#### Exercise details:
Copy out the records in full, word for word, without pictures.

Stored records start

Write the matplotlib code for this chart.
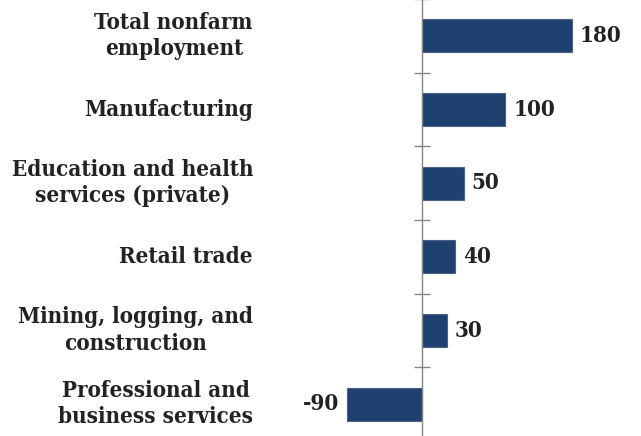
import matplotlib
matplotlib.use("Agg")
import matplotlib.pyplot as plt
import matplotlib.transforms as mtransforms

categories = ["Total nonfarm\nemployment", "Manufacturing",
              "Education and health\nservices (private)", "Retail trade",
              "Mining, logging, and\nconstruction", "Professional and\nbusiness services"]
values = [180, 100, 50, 40, 30, -90]
value_labels = ["180", "100", "50", "40", "30", "-90"]

W, H = 641, 436
fig = plt.figure(figsize=(W / 100, H / 100), dpi=100)
ax = fig.add_axes([0, -5 / H, 1, 442 / H])

zero_px = 422
scale = 150 / 180.0  # px per unit
ax.set_xlim(-zero_px / scale, (W - zero_px) / scale)
n = len(categories)
ax.set_ylim(n - 0.5, -0.5)

bar_color = "#1F4170"
ax.barh(range(n), values, height=0.45, color=bar_color,
        edgecolor="#4a6488", linewidth=0.8, zorder=2)

for s in ["top", "right", "bottom"]:
    ax.spines[s].set_visible(False)
ax.spines["left"].set_position(("data", 0))
ax.spines["left"].set_color("#858585")
ax.spines["left"].set_linewidth(1.0)
ax.set_xticks([])
ax.set_yticks([i + 0.5 for i in range(-1, n)])
ax.set_yticklabels([])
ax.tick_params(axis="y", which="major", direction="inout", length=11,
               color="#858585", width=1.0)

font = dict(family="DejaVu Serif", weight="bold", stretch="condensed", color="#222222")
fs = 16
trans = mtransforms.blended_transform_factory(fig.transFigure, ax.transData)
for i, (cat, v, lab) in enumerate(zip(categories, values, value_labels)):
    ax.text(253 / W, i, cat, transform=trans, ha="right", va="center",
            multialignment="center", fontsize=fs, linespacing=1.25, **font)
    off = 8 / scale
    if v >= 0:
        ax.text(v + off, i, lab, ha="left", va="center", fontsize=fs, **font)
    else:
        ax.text(v - off, i, lab, ha="right", va="center", fontsize=fs, **font)

fig.savefig("out.png", dpi=100)
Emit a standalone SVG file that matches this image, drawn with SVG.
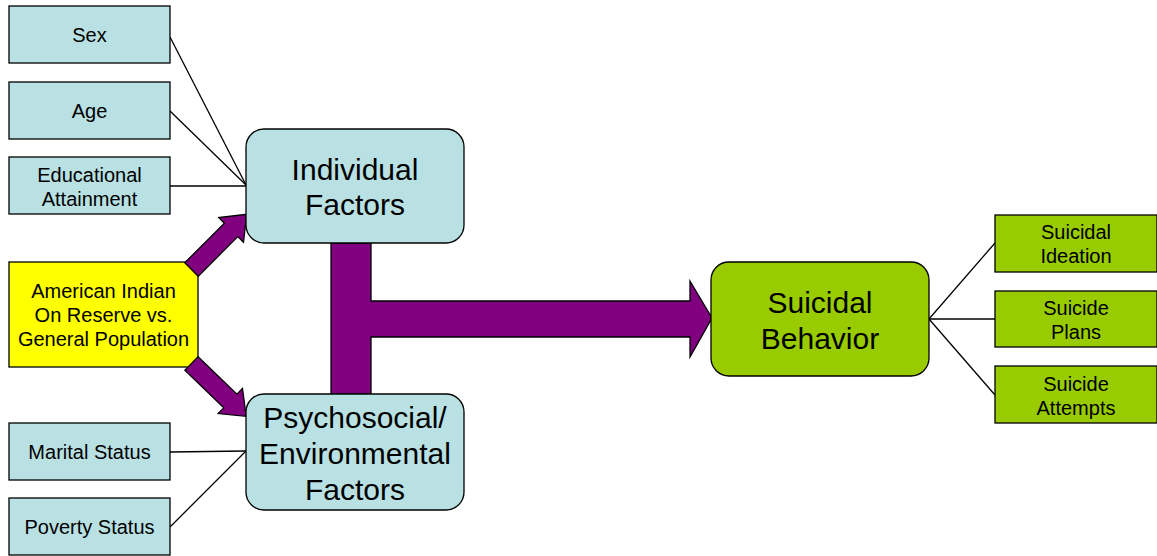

Stored records end

#### Output below:
Write the matplotlib code for this chart.
import matplotlib
matplotlib.use("Agg")
import matplotlib.pyplot as plt
import matplotlib.transforms as mtransforms

categories = ["Total nonfarm\nemployment", "Manufacturing",
              "Education and health\nservices (private)", "Retail trade",
              "Mining, logging, and\nconstruction", "Professional and\nbusiness services"]
values = [180, 100, 50, 40, 30, -90]
value_labels = ["180", "100", "50", "40", "30", "-90"]

W, H = 641, 436
fig = plt.figure(figsize=(W / 100, H / 100), dpi=100)
ax = fig.add_axes([0, -5 / H, 1, 442 / H])

zero_px = 422
scale = 150 / 180.0  # px per unit
ax.set_xlim(-zero_px / scale, (W - zero_px) / scale)
n = len(categories)
ax.set_ylim(n - 0.5, -0.5)

bar_color = "#1F4170"
ax.barh(range(n), values, height=0.45, color=bar_color,
        edgecolor="#4a6488", linewidth=0.8, zorder=2)

for s in ["top", "right", "bottom"]:
    ax.spines[s].set_visible(False)
ax.spines["left"].set_position(("data", 0))
ax.spines["left"].set_color("#858585")
ax.spines["left"].set_linewidth(1.0)
ax.set_xticks([])
ax.set_yticks([i + 0.5 for i in range(-1, n)])
ax.set_yticklabels([])
ax.tick_params(axis="y", which="major", direction="inout", length=11,
               color="#858585", width=1.0)

font = dict(family="DejaVu Serif", weight="bold", stretch="condensed", color="#222222")
fs = 16
trans = mtransforms.blended_transform_factory(fig.transFigure, ax.transData)
for i, (cat, v, lab) in enumerate(zip(categories, values, value_labels)):
    ax.text(253 / W, i, cat, transform=trans, ha="right", va="center",
            multialignment="center", fontsize=fs, linespacing=1.25, **font)
    off = 8 / scale
    if v >= 0:
        ax.text(v + off, i, lab, ha="left", va="center", fontsize=fs, **font)
    else:
        ax.text(v - off, i, lab, ha="right", va="center", fontsize=fs, **font)

fig.savefig("out.png", dpi=100)
Emit a standalone SVG file that matches this image, drawn with SVG.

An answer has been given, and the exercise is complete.